DOI: 10.1103/PhysRevE.104.015309
In rarefied gas flows, discontinuity phenomena such as velocity slip and temperature jump commonly appear in the gas layer adjacent to a solid boundary. Due to the physical complexity of the interactions at the gas- solid interface, particularly in the case of systems with local nonequilibrium state, boundary models with limited number of parameters cannot completely describe the reflection of gas molecules at the boundary. In this work, the Gaussian mixture (GM) model, which is an unsupervised machine learning technique, is employed to construct a statistical gas-solid surface scattering model based on the collisional data obtained from molecular dynamics (MD) simulations. The GM model is applied to study Couette flow for different inert gases (Ar and He) confined between two parallel infinite gold walls at different temperatures. A direct comparison between the results obtained from the GM model and the Cercignani-Lampis-Lord (CLL) scattering kernel against the MD collisional data in terms of the distribution of the predicted postcollisional velocities, and accommodation coefficients has shown that the results from the GM model are an excellent match with the MD results outperforming the CLL scattering kernel.
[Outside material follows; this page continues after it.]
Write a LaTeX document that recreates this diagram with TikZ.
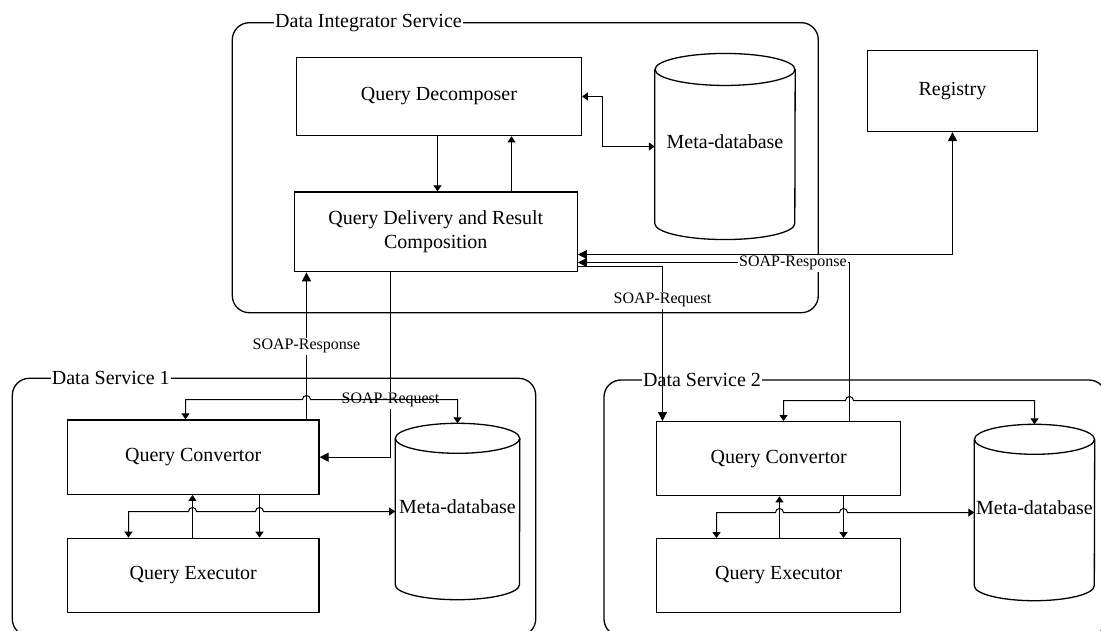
\documentclass[tikz,border=0pt]{standalone}
\usepackage{fontspec}
\setmainfont{Liberation Serif}
\usetikzlibrary{arrows.meta,calc}
\newcommand{\drawdb}[3]{%
  \draw[dbline] ($(#1.north)+(0,#3)$) ellipse[x radius=#2pt, y radius=#3pt];
  \draw[dbline] ($(#1.north west)+(0,#3)$) -- ($(#1.south west)+(0,-#3)$)
    arc[start angle=180, end angle=360, x radius=#2pt, y radius=#3pt]
    -- ($(#1.north east)+(0,#3)$);
}
\begin{document}
\begin{tikzpicture}[x=1pt,y=-1pt,
  every node/.style={font=\fontsize{20}{24}\selectfont},
  boxnode/.style={draw, line width=1.3pt, rectangle, inner sep=2pt, align=center},
  dbnode/.style={rectangle, inner sep=0pt, align=center, text height=14pt, text depth=10pt},
  dbline/.style={line width=1.3pt},
  container/.style={draw, line width=1.3pt, rounded corners=17pt, rectangle},
  grouplabel/.style={fill=white, inner sep=1pt, anchor=west, font=\fontsize{20}{24}\selectfont},
  soaplabel/.style={fill=white, inner sep=1.5pt, font=\fontsize{16}{19}\selectfont},
  conn/.style={line width=1pt},
  endS/.style={-{Triangle[length=6pt,width=8pt]}},
  bothS/.style={{Triangle[length=6pt,width=8pt]}-{Triangle[length=6pt,width=8pt]}},
  endB/.style={-{Triangle[length=9pt,width=9pt]}},
  bothB/.style={{Triangle[length=9pt,width=9pt]}-{Triangle[length=9pt,width=9pt]}}
]
\path[fill=white, use as bounding box] (0,0) rectangle (1101,630);

% containers
\node[container, minimum width=586pt, minimum height=290pt] (dis) at (525.3,167.7) {};
\node[container, minimum width=523.4pt, minimum height=257.7pt] (ds1) at (274,507.15) {};
\node[container, minimum width=502pt, minimum height=256pt] (ds2) at (855,508) {};
\node[grouplabel] (ldis) at (274,22.7) {Data Integrator Service};
\node[grouplabel] (lds1) at (50.7,378.3) {Data Service 1};
\node[grouplabel] (lds2) at (642,380) {Data Service 2};

% boxes
\node[boxnode, minimum width=284.6pt, minimum height=78.3pt] (qdec) at (439,96.5) {Query Decomposer};
\node[boxnode, minimum width=283pt, minimum height=79.7pt] (qd) at (435.8,231.85) {Query Delivery and Result\\Composition};
\node[boxnode, minimum width=170pt, minimum height=81pt] (reg) at (952.5,91) {Registry};
\node[boxnode, minimum width=251.7pt, minimum height=74.3pt] (qc1) at (193.15,457.15) {Query Convertor};
\node[boxnode, minimum width=251.7pt, minimum height=74pt] (qe1) at (193.15,575.3) {Query Executor};
\node[boxnode, minimum width=244pt, minimum height=74pt] (qc2) at (778.7,458.7) {Query Convertor};
\node[boxnode, minimum width=244pt, minimum height=73.6pt] (qe2) at (778.7,575.5) {Query Executor};

% databases
\node[dbnode, minimum width=140pt, minimum height=185.7pt] (md0) at (725,146.5) {Meta-database};
\node[dbnode, minimum width=124.3pt, minimum height=176pt] (md1) at (457.5,511.5) {Meta-database};
\node[dbnode, minimum width=120pt, minimum height=176pt] (md2) at (1034.5,512.5) {Meta-database};
\drawdb{md0}{70}{16}
\drawdb{md1}{62.15}{15}
\drawdb{md2}{60}{15}

% integrator connectors
\draw[conn, bothS] (qdec.east) -- (602.5,0 |- qdec.east) |- (md0.west);
\draw[conn, endS] (437.5,0 |- qdec.south) -- (437.5,0 |- qd.north);
\draw[conn, endS] (511.5,0 |- qd.north) -- (511.5,0 |- qdec.south);
\draw[conn, bothB] (qd.east |- 0,254.5) -| (reg.south);
\draw[conn, endB] (849.5,0 |- qc2.north) |- (qd.east |- 0,262.5);
\draw[conn, endB] (qd.east |- 0,266.5) -| (662.5,0 |- qc2.north);
\node[soaplabel] (lresp2) at (793,263) {SOAP-Response};
\node[soaplabel] (lreq2) at (662.5,300) {SOAP-Request};

% data service 1
\draw[conn, endB] (306.5,0 |- qc1.north) -- (306.5,0 |- qd.south);
\node[soaplabel] (lresp1) at (306.5,346) {SOAP-Response};
\draw[conn, endB] (390.5,0 |- qd.south) |- (qc1.east);
\node[soaplabel] (lreq1) at (390.5,400) {SOAP-Request};
\draw[conn, bothS] (185.5,0 |- qc1.north) -- (185.5,399.5) -- (302.5,399.5)
  arc[start angle=180, end angle=0, radius=4pt] -- (md1.north |- 0,399.5) -- (md1.north);
\draw[conn, bothS] (128.5,0 |- qe1.north) -- (128.5,511.5) -- (188.5,511.5)
  arc[start angle=180, end angle=0, radius=4pt] -- (255.5,511.5)
  arc[start angle=180, end angle=0, radius=4pt] -- (md1.west);
\draw[conn, endS] (192.5,0 |- qe1.north) -- (192.5,0 |- qc1.south);
\draw[conn, endS] (259.5,0 |- qc1.south) -- (259.5,0 |- qe1.north);

% data service 2
\draw[conn, bothS] (783.5,0 |- qc2.north) -- (783.5,400.5) -- (845.5,400.5)
  arc[start angle=180, end angle=0, radius=4pt] -- (md2.north |- 0,400.5) -- (md2.north);
\draw[conn, bothS] (716.5,0 |- qe2.north) -- (716.5,512.5) -- (775.5,512.5)
  arc[start angle=180, end angle=0, radius=4pt] -- (839.5,512.5)
  arc[start angle=180, end angle=0, radius=4pt] -- (md2.west);
\draw[conn, endS] (779.5,0 |- qe2.north) -- (779.5,0 |- qc2.south);
\draw[conn, endS] (843.5,0 |- qc2.south) -- (843.5,0 |- qe2.north);
\end{tikzpicture}
\end{document}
As an example, for He gas, while the predicted energy accommodation coefficient by the CLL model is more than two times higher than the MD predictions, the value computed by the GM model is in excellent agreement with the MD results. This superior performance of the GM model confirms its high potential to derive a generalized boundary condition in systems encountered with highly nonequilibrium and complex gas flow conditions.